Unless one is being flip, “I am definitely a friend of Hamas” is the type of thing one sees on mondoweiss rather than on the campaign trail.

IfNotNow asked if Elizabeth Warren “would push Israel to end the occupation of Palestine if elected”. It would be a nice service to the public if “occupation of Palestine” would be defined in simple geographic terms. Is it the occupation of the West Bank (1), or is the entire territory between the Jordan River and the Mediterranean Sea that is under occupation (2)? I understand that in the world of propaganda there has to be a certain level of ambiguity in order not to lose the sympathy of this group or that group. However, just once in a while it would be helpful if things could be clarified. Would the withdrawal from the territory captured in 1967 end “the occupation of Palestine” to our satisfaction (1), or is the intention that there is no territory which Israel has a right to hold (2)?
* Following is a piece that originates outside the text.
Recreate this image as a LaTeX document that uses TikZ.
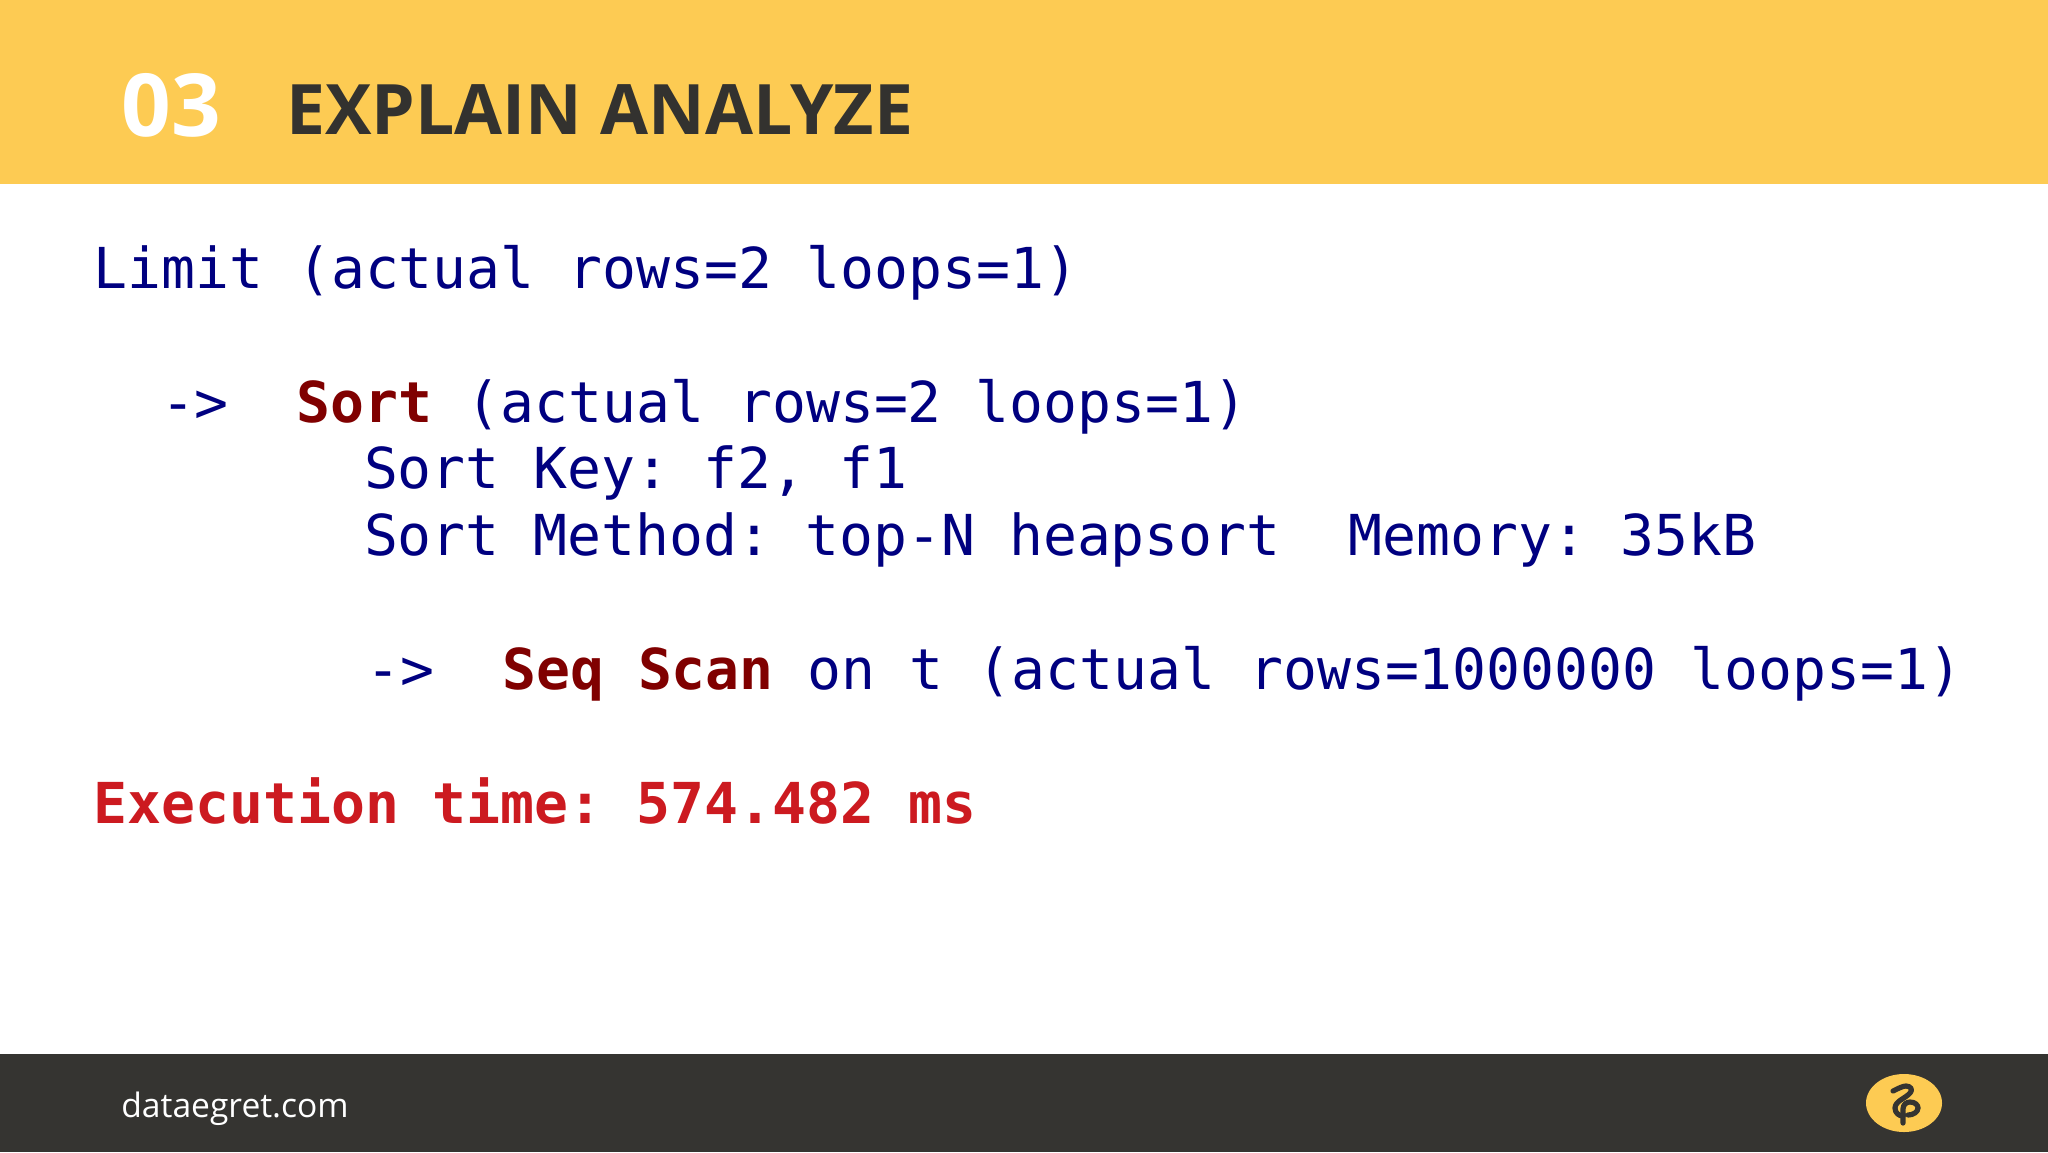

Of course the real issue is ending the conflict, but of course such a topic is never suggested in an anti-Israel forum. There seems to be a dream that Israel will be forced (or convinced) to withdraw from the territories captured in 1967 without obligating the Palestinian side to declare an end of conflict (1). Or there might be a more wild dream that the State of Israel will be forced (or convinced) to end her existence altogether (2). Just to be helpful and to keep everyone within the constraints of reality, I’ll mention that the various grievances (including “ending the occupation”) will be rectified only within the establishment of an end-of-conflict agreement.

Anyway, I would be interested to hear from the other readers what it is that they understand when they hear “the end of occupation”. Is it about the 1967 war (1), or is it about the very establishment of Israel (2)?